# [TASK DETAILS]
Filter the records below and copy every line containing the word "Write".

——

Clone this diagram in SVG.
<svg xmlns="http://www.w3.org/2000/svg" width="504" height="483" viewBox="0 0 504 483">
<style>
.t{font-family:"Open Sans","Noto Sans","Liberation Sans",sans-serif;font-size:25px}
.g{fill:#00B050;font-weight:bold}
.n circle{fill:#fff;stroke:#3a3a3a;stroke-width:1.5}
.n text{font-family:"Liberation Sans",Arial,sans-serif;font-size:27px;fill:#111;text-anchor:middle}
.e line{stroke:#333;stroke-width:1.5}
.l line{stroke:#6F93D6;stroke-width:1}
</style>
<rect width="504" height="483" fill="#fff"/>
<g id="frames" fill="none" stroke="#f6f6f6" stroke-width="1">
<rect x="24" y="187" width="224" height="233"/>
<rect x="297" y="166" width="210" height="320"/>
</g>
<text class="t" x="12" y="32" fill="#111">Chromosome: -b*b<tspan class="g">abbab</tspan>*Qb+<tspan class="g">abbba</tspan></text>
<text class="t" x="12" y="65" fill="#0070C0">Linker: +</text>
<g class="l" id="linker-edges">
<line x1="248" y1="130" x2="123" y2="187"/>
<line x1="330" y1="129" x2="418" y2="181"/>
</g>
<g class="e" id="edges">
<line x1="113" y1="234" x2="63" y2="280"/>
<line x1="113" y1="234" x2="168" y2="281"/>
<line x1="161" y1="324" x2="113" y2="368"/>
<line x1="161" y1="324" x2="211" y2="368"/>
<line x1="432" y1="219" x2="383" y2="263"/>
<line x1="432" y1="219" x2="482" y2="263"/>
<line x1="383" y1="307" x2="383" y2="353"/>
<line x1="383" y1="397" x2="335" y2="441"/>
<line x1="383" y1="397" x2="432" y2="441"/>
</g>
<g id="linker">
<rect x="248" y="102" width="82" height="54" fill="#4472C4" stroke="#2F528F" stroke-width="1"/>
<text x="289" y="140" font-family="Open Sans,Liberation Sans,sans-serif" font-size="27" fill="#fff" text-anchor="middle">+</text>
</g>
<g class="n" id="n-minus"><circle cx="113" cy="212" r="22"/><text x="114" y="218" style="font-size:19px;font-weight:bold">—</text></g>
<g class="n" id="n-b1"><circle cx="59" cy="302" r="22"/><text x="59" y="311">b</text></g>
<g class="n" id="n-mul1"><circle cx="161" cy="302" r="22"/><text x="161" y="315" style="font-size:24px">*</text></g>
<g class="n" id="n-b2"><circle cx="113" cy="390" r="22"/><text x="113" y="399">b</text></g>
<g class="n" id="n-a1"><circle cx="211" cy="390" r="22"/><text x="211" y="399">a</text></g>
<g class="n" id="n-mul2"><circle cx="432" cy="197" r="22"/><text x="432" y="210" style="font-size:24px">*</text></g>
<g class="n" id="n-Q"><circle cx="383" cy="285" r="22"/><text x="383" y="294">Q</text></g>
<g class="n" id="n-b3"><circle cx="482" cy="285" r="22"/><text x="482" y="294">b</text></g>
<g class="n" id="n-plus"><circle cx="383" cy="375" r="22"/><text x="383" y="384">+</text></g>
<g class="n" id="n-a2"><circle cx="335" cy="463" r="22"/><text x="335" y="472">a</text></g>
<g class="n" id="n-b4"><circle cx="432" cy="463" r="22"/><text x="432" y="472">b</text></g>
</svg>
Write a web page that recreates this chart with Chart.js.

——

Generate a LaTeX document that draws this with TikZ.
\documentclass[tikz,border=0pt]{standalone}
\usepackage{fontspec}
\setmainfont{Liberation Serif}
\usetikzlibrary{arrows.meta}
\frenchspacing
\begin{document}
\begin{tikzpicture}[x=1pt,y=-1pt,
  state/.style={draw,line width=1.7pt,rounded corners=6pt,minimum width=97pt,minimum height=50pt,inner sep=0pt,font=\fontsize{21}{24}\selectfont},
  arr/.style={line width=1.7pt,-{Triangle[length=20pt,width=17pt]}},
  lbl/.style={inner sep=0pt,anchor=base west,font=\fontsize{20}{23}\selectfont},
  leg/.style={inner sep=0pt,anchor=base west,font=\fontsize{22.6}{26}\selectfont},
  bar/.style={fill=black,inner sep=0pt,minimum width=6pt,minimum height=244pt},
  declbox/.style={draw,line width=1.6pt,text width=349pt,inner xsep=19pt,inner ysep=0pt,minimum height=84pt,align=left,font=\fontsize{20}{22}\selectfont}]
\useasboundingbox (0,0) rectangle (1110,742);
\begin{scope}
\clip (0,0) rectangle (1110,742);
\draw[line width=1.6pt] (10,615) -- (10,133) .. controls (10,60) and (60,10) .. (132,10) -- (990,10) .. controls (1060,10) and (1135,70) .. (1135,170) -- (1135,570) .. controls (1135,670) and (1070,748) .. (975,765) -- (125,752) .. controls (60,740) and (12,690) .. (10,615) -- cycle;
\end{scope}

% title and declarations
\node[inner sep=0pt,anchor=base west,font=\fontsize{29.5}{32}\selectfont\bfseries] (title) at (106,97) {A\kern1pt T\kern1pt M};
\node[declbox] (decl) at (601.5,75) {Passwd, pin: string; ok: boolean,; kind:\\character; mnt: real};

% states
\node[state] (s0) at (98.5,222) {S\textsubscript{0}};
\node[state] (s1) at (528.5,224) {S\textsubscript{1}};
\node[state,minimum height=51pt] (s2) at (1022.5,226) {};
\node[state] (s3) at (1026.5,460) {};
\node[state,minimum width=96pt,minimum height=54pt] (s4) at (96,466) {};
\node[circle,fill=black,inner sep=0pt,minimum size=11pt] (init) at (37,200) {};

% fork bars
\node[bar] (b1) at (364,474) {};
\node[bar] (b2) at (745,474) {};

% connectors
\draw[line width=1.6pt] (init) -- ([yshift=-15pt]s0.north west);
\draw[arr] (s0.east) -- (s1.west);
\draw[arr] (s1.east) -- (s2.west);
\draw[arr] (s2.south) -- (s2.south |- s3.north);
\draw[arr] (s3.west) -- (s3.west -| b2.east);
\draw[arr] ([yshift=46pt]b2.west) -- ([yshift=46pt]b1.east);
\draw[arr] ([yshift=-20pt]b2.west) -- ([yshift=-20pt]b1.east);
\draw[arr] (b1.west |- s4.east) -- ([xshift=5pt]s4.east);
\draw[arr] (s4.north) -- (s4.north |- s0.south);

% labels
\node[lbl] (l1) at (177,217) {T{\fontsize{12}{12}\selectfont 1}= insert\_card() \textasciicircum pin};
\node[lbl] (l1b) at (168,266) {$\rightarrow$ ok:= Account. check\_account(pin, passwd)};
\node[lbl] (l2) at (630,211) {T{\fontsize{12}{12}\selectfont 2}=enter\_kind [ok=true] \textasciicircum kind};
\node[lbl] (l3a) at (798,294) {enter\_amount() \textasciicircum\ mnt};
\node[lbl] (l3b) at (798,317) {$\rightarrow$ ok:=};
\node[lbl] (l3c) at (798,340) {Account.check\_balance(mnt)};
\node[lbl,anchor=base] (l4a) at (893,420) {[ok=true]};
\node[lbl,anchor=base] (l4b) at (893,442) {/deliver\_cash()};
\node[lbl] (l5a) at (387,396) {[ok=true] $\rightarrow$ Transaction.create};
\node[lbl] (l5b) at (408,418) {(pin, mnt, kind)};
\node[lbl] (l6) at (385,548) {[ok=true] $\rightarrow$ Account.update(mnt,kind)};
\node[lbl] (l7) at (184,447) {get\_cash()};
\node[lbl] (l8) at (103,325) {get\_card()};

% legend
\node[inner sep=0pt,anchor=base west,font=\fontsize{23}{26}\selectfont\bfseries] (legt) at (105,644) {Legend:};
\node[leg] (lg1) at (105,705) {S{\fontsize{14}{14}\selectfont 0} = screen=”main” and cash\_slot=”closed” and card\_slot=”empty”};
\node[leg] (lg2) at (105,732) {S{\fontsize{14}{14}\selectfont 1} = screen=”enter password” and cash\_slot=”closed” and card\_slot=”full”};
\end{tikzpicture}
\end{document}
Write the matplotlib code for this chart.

——

# [ANSWER BELOW]
Write a web page that recreates this chart with Chart.js.
Write the matplotlib code for this chart.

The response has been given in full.